Data lines =
○ ○ ○ ○

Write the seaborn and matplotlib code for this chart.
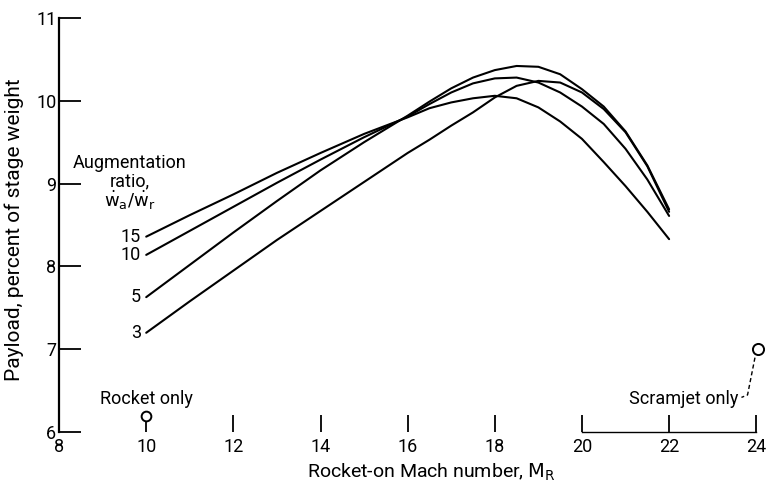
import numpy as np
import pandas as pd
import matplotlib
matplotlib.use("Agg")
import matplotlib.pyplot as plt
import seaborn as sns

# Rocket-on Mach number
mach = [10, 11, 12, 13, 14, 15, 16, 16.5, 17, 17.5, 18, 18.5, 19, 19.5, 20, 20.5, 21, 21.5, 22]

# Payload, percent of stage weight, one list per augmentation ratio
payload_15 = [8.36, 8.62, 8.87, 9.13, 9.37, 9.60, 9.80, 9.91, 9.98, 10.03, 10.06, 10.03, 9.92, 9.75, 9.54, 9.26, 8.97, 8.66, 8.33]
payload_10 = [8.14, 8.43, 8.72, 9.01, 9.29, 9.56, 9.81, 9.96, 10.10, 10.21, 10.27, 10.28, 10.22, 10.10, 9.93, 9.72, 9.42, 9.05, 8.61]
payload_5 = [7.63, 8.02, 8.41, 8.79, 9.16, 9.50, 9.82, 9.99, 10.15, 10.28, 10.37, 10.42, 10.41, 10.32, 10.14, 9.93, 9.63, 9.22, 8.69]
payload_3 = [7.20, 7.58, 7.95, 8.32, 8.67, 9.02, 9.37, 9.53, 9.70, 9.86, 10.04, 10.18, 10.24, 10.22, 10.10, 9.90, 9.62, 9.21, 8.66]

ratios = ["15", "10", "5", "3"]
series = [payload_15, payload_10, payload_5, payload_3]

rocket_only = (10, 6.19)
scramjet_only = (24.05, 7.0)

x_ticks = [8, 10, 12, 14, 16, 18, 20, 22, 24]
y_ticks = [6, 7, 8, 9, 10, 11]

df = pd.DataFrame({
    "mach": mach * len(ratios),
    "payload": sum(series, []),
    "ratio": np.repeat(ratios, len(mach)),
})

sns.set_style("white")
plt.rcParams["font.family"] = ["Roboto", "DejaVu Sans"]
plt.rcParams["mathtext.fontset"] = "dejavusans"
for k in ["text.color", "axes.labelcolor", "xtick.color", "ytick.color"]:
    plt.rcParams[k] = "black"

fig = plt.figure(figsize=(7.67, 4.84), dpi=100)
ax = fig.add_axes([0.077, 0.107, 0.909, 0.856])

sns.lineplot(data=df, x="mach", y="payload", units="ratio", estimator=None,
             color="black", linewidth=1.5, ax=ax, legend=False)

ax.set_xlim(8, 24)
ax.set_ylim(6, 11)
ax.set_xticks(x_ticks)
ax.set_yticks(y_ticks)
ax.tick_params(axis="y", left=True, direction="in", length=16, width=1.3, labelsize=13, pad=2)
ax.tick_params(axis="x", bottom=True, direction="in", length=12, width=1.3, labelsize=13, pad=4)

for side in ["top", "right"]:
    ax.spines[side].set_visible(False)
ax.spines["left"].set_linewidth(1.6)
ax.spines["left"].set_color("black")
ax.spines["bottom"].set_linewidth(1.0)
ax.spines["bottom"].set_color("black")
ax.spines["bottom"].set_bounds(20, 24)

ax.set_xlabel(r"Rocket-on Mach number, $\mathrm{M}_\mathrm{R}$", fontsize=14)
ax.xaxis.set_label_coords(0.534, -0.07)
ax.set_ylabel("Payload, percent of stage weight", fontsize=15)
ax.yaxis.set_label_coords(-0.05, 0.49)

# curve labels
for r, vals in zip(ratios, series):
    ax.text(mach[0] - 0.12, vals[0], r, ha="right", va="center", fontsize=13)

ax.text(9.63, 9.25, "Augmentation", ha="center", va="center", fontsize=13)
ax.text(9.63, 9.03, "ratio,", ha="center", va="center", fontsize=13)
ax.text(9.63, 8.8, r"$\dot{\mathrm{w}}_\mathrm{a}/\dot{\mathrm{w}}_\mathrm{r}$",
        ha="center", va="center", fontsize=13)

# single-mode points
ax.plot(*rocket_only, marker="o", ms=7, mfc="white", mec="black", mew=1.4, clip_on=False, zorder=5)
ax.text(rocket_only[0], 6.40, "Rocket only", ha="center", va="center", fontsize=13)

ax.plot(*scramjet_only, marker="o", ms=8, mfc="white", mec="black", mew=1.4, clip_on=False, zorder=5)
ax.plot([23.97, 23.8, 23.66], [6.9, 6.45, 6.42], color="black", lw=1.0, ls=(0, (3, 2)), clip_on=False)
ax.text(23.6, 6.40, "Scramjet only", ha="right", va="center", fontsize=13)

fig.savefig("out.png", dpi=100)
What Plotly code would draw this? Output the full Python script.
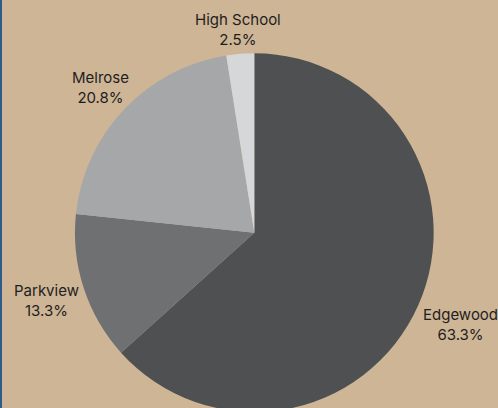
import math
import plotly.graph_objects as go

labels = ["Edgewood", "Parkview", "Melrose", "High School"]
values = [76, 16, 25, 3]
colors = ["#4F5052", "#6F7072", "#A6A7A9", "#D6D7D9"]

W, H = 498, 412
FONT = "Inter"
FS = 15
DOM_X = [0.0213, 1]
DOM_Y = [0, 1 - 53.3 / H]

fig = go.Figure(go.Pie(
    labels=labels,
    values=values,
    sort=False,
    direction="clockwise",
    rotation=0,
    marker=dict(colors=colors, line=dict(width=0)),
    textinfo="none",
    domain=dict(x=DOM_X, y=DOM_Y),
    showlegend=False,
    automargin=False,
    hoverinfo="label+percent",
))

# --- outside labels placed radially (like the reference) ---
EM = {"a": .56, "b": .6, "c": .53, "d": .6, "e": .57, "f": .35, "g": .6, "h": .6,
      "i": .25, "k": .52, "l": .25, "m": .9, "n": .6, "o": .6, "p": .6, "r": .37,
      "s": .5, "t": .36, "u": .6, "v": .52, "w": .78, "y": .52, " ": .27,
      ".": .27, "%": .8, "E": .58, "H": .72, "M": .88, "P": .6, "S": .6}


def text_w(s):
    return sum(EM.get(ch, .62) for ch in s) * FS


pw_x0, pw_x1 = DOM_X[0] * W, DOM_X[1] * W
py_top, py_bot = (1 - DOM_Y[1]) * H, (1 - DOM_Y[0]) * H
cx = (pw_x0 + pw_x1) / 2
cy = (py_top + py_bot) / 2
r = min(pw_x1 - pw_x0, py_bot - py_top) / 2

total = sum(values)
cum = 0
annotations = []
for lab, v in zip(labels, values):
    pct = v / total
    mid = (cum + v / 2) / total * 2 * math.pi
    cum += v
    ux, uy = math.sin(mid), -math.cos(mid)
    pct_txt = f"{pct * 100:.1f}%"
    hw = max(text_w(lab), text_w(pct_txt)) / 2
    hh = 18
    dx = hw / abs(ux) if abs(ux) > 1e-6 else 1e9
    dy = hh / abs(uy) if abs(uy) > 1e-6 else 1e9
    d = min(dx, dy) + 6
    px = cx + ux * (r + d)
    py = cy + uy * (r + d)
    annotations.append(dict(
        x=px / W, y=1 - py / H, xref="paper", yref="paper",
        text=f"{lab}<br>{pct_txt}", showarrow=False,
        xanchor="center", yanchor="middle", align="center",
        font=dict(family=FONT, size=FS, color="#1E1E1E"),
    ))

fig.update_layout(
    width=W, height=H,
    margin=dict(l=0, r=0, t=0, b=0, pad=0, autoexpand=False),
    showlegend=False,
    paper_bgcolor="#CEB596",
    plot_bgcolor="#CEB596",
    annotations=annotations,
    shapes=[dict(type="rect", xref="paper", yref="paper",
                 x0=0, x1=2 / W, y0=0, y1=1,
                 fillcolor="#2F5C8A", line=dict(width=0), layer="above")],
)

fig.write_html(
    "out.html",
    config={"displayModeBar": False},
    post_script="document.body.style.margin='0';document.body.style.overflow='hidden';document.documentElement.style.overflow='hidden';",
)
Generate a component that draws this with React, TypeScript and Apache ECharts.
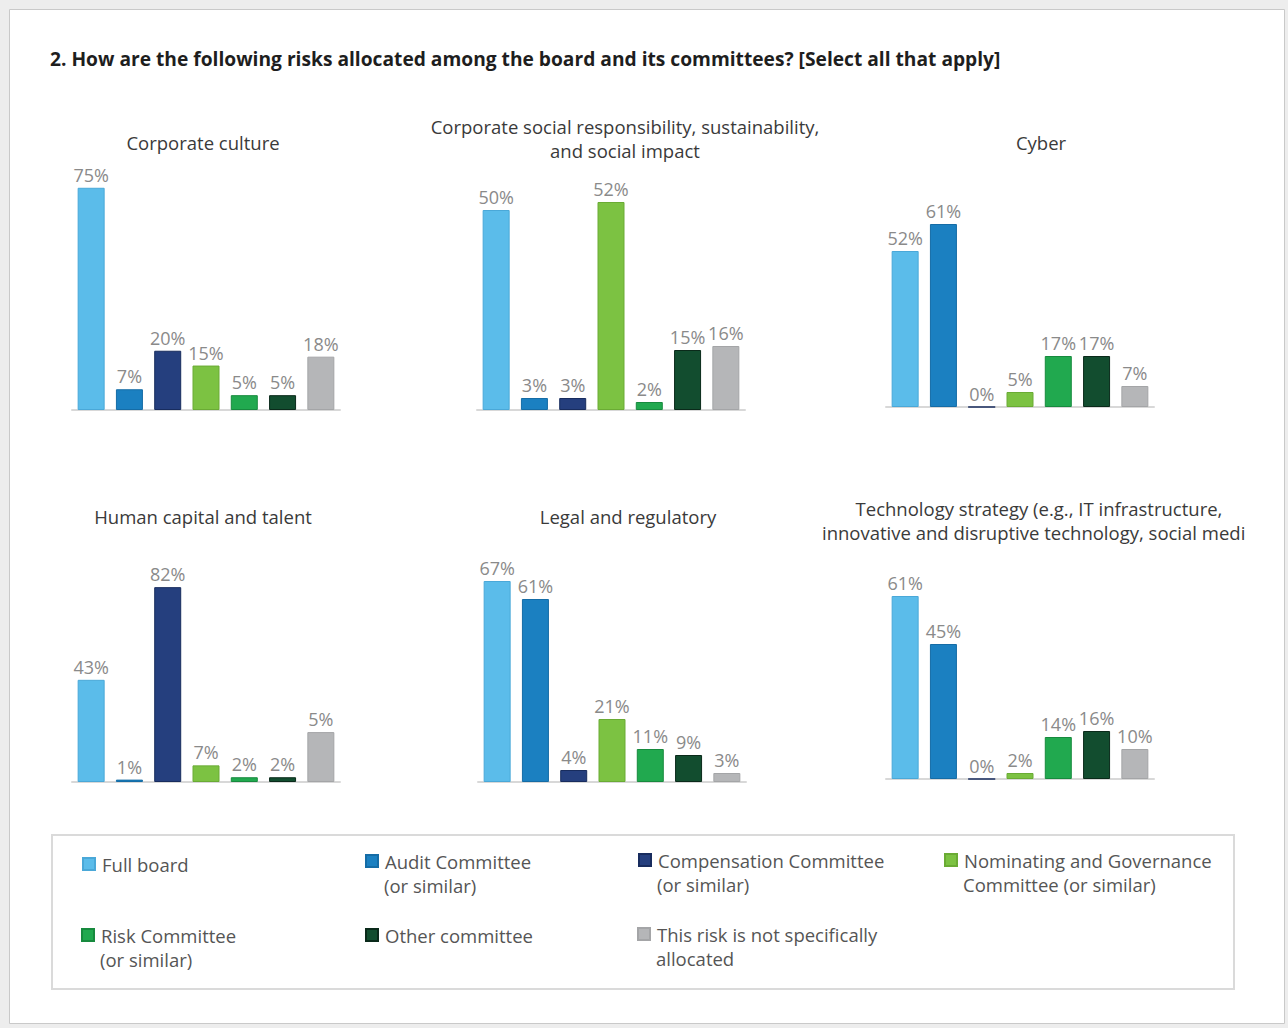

○ ○ ○ ○

Aim =
Each record should be quoted exactly, with the images omitted.

Exercise result =
Write the seaborn and matplotlib code for this chart.
import numpy as np
import pandas as pd
import matplotlib
matplotlib.use("Agg")
import matplotlib.pyplot as plt
import seaborn as sns

# Rocket-on Mach number
mach = [10, 11, 12, 13, 14, 15, 16, 16.5, 17, 17.5, 18, 18.5, 19, 19.5, 20, 20.5, 21, 21.5, 22]

# Payload, percent of stage weight, one list per augmentation ratio
payload_15 = [8.36, 8.62, 8.87, 9.13, 9.37, 9.60, 9.80, 9.91, 9.98, 10.03, 10.06, 10.03, 9.92, 9.75, 9.54, 9.26, 8.97, 8.66, 8.33]
payload_10 = [8.14, 8.43, 8.72, 9.01, 9.29, 9.56, 9.81, 9.96, 10.10, 10.21, 10.27, 10.28, 10.22, 10.10, 9.93, 9.72, 9.42, 9.05, 8.61]
payload_5 = [7.63, 8.02, 8.41, 8.79, 9.16, 9.50, 9.82, 9.99, 10.15, 10.28, 10.37, 10.42, 10.41, 10.32, 10.14, 9.93, 9.63, 9.22, 8.69]
payload_3 = [7.20, 7.58, 7.95, 8.32, 8.67, 9.02, 9.37, 9.53, 9.70, 9.86, 10.04, 10.18, 10.24, 10.22, 10.10, 9.90, 9.62, 9.21, 8.66]

ratios = ["15", "10", "5", "3"]
series = [payload_15, payload_10, payload_5, payload_3]

rocket_only = (10, 6.19)
scramjet_only = (24.05, 7.0)

x_ticks = [8, 10, 12, 14, 16, 18, 20, 22, 24]
y_ticks = [6, 7, 8, 9, 10, 11]

df = pd.DataFrame({
    "mach": mach * len(ratios),
    "payload": sum(series, []),
    "ratio": np.repeat(ratios, len(mach)),
})

sns.set_style("white")
plt.rcParams["font.family"] = ["Roboto", "DejaVu Sans"]
plt.rcParams["mathtext.fontset"] = "dejavusans"
for k in ["text.color", "axes.labelcolor", "xtick.color", "ytick.color"]:
    plt.rcParams[k] = "black"

fig = plt.figure(figsize=(7.67, 4.84), dpi=100)
ax = fig.add_axes([0.077, 0.107, 0.909, 0.856])

sns.lineplot(data=df, x="mach", y="payload", units="ratio", estimator=None,
             color="black", linewidth=1.5, ax=ax, legend=False)

ax.set_xlim(8, 24)
ax.set_ylim(6, 11)
ax.set_xticks(x_ticks)
ax.set_yticks(y_ticks)
ax.tick_params(axis="y", left=True, direction="in", length=16, width=1.3, labelsize=13, pad=2)
ax.tick_params(axis="x", bottom=True, direction="in", length=12, width=1.3, labelsize=13, pad=4)

for side in ["top", "right"]:
    ax.spines[side].set_visible(False)
ax.spines["left"].set_linewidth(1.6)
ax.spines["left"].set_color("black")
ax.spines["bottom"].set_linewidth(1.0)
ax.spines["bottom"].set_color("black")
ax.spines["bottom"].set_bounds(20, 24)

ax.set_xlabel(r"Rocket-on Mach number, $\mathrm{M}_\mathrm{R}$", fontsize=14)
ax.xaxis.set_label_coords(0.534, -0.07)
ax.set_ylabel("Payload, percent of stage weight", fontsize=15)
ax.yaxis.set_label_coords(-0.05, 0.49)

# curve labels
for r, vals in zip(ratios, series):
    ax.text(mach[0] - 0.12, vals[0], r, ha="right", va="center", fontsize=13)

ax.text(9.63, 9.25, "Augmentation", ha="center", va="center", fontsize=13)
ax.text(9.63, 9.03, "ratio,", ha="center", va="center", fontsize=13)
ax.text(9.63, 8.8, r"$\dot{\mathrm{w}}_\mathrm{a}/\dot{\mathrm{w}}_\mathrm{r}$",
        ha="center", va="center", fontsize=13)

# single-mode points
ax.plot(*rocket_only, marker="o", ms=7, mfc="white", mec="black", mew=1.4, clip_on=False, zorder=5)
ax.text(rocket_only[0], 6.40, "Rocket only", ha="center", va="center", fontsize=13)

ax.plot(*scramjet_only, marker="o", ms=8, mfc="white", mec="black", mew=1.4, clip_on=False, zorder=5)
ax.plot([23.97, 23.8, 23.66], [6.9, 6.45, 6.42], color="black", lw=1.0, ls=(0, (3, 2)), clip_on=False)
ax.text(23.6, 6.40, "Scramjet only", ha="right", va="center", fontsize=13)

fig.savefig("out.png", dpi=100)
What Plotly code would draw this? Output the full Python script.
import math
import plotly.graph_objects as go

labels = ["Edgewood", "Parkview", "Melrose", "High School"]
values = [76, 16, 25, 3]
colors = ["#4F5052", "#6F7072", "#A6A7A9", "#D6D7D9"]

W, H = 498, 412
FONT = "Inter"
FS = 15
DOM_X = [0.0213, 1]
DOM_Y = [0, 1 - 53.3 / H]

fig = go.Figure(go.Pie(
    labels=labels,
    values=values,
    sort=False,
    direction="clockwise",
    rotation=0,
    marker=dict(colors=colors, line=dict(width=0)),
    textinfo="none",
    domain=dict(x=DOM_X, y=DOM_Y),
    showlegend=False,
    automargin=False,
    hoverinfo="label+percent",
))

# --- outside labels placed radially (like the reference) ---
EM = {"a": .56, "b": .6, "c": .53, "d": .6, "e": .57, "f": .35, "g": .6, "h": .6,
      "i": .25, "k": .52, "l": .25, "m": .9, "n": .6, "o": .6, "p": .6, "r": .37,
      "s": .5, "t": .36, "u": .6, "v": .52, "w": .78, "y": .52, " ": .27,
      ".": .27, "%": .8, "E": .58, "H": .72, "M": .88, "P": .6, "S": .6}


def text_w(s):
    return sum(EM.get(ch, .62) for ch in s) * FS


pw_x0, pw_x1 = DOM_X[0] * W, DOM_X[1] * W
py_top, py_bot = (1 - DOM_Y[1]) * H, (1 - DOM_Y[0]) * H
cx = (pw_x0 + pw_x1) / 2
cy = (py_top + py_bot) / 2
r = min(pw_x1 - pw_x0, py_bot - py_top) / 2

total = sum(values)
cum = 0
annotations = []
for lab, v in zip(labels, values):
    pct = v / total
    mid = (cum + v / 2) / total * 2 * math.pi
    cum += v
    ux, uy = math.sin(mid), -math.cos(mid)
    pct_txt = f"{pct * 100:.1f}%"
    hw = max(text_w(lab), text_w(pct_txt)) / 2
    hh = 18
    dx = hw / abs(ux) if abs(ux) > 1e-6 else 1e9
    dy = hh / abs(uy) if abs(uy) > 1e-6 else 1e9
    d = min(dx, dy) + 6
    px = cx + ux * (r + d)
    py = cy + uy * (r + d)
    annotations.append(dict(
        x=px / W, y=1 - py / H, xref="paper", yref="paper",
        text=f"{lab}<br>{pct_txt}", showarrow=False,
        xanchor="center", yanchor="middle", align="center",
        font=dict(family=FONT, size=FS, color="#1E1E1E"),
    ))

fig.update_layout(
    width=W, height=H,
    margin=dict(l=0, r=0, t=0, b=0, pad=0, autoexpand=False),
    showlegend=False,
    paper_bgcolor="#CEB596",
    plot_bgcolor="#CEB596",
    annotations=annotations,
    shapes=[dict(type="rect", xref="paper", yref="paper",
                 x0=0, x1=2 / W, y0=0, y1=1,
                 fillcolor="#2F5C8A", line=dict(width=0), layer="above")],
)

fig.write_html(
    "out.html",
    config={"displayModeBar": False},
    post_script="document.body.style.margin='0';document.body.style.overflow='hidden';document.documentElement.style.overflow='hidden';",
)
Generate a component that draws this with React, TypeScript and Apache ECharts.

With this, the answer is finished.